|Women head to the market Photo courtesy|
“Low-income countries are being hurt by the food and financial crises,” explains Klaus von Grebmer, lead author of the report and communications director at the International Food Policy Research Institute (IFPRI). “The crises have significantly reduced purchasing power and income-earning opportunities for poor people, who spend up to 70 percent of their income on food, while food prices in many countries are still higher than several years ago.”
The Global Hunger Index released in advance of World Food Day for the fourth year by IFPRI, Welthungerhilfe, and Concern Worldwide ranks countries on three leading indicators—prevalence of child malnutrition, rates of child mortality, and the proportion of people who are calorie deficient—and combines them into one score.
Since data used in the Index is based on information gathered in 2007 and earlier years, the rankings only partially account for the impact of the food crisis, and do not reflect the effects of the financial crisis. However, the report does compare Index rankings with International Monetary Fund indicators of vulnerability to the crises. Countries that suffer from alarming levels of hunger are also very vulnerable to the global recession—Burundi and the Democratic Republic of Congo being prime examples. The areas of vulnerability are trade, foreign direct investment, international aid, and remittances.
Overall, the 2009 Index illustrates that despite regional differences, progress in reducing hunger remains slow. Since 1990, the global score has declined by less than 25 percent. Most of this progress has been made in Southeast Asia and Latin America and the Caribbean, which have lowered their Index scores by more than 40 percent over the past two decades.
The Global Hunger Index scores, however, remain distressingly high throughout much of Sub-Saharan Africa, which has made the least progress in combating hunger, with only a 13 percent decline in its score since 1990. Of the ten countries that have seen the largest increase in their Index scores, nine are in Sub-Saharan Africa, and the Democratic Republic of Congo’s (DRC) score has increased by an appalling 53 percent. Africa is also home to the highest proportion of undernourished people (76 and 68 percent of the population, respectively, in the DRC and Eritrea) and the world’s highest child mortality rate, which stands at 26 percent in Sierra Leone.
Despite some progress over the past 20 years, the situation is also alarming in South Asia, which actually scored worse than Sub-Saharan Africa on the 2009 Global Hunger Index, largely because of widespread child malnutrition. In Bangladesh and India, more than 40 percent of children are underweight. Sri Lanka, which has been committed to universal education and reproductive health care, has been successful at reducing hunger, and stands out as an important exception in the region.

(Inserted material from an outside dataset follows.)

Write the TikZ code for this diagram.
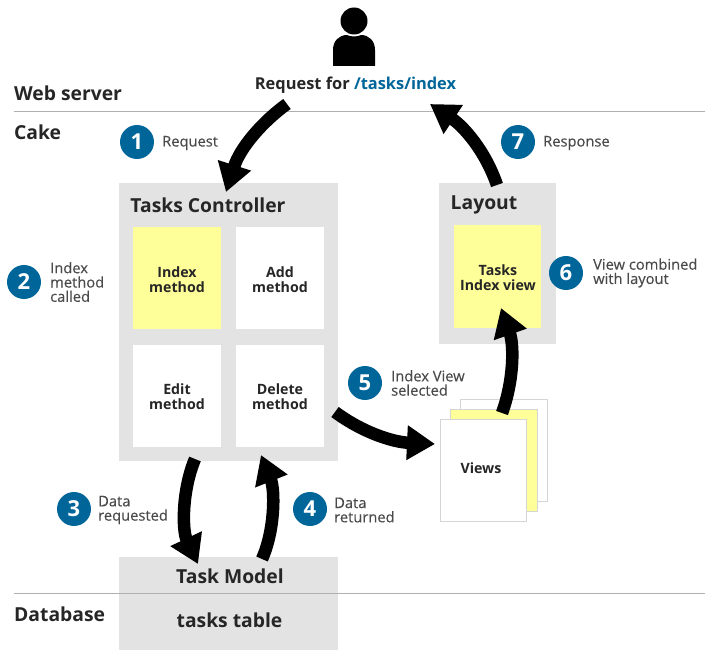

“Women’s educational level and status or power relative to men’s in households and communities significantly affect children’s nutrition,” says Agnes Quisumbing, report co-author and IFPRI senior research fellow. “In South Asia, women’s low social status and limited access to schooling have dire consequences for the nutrition, health, and wellbeing of both mothers and their children.”
To better assess the links between hunger and gender inequality, IFPRI compared the 2009 Global Hunger Index rankings to the World Economic Forum’s 2008 Global Gender Gap Index, which measures the wellbeing of women relative to men.
Countries with the most severe hunger problems also had high levels of gender inequality. The situation is especially serious in Chad, which ranks fifth worst on the Global Hunger Index, second in terms of gender inequality, and has a shockingly low female literacy rate of 13 percent, compared to 41 percent for men. This negative trend, however, can be reversed. IFPRI research shows that equalizing men’s and women’s status would reduce the number of malnourished children by 13.4 million in South Asia and by 1.7 million in Sub-Saharan Africa.
“Knowing that hunger and gender inequality go hand-in-hand, an important step to ending world hunger is empowering women and eradicating gender disparities in education, health, economic participation, and political opportunities,” said Joachim von Braun, IFPRI director general. “After decades of slow progress in the fight against hunger, child malnourishment is now on the rise due to recent economic developments. It is imperative that commitments made at the G20 and other global policy meetings are swiftly transformed into real action in cooperation with developing countries.”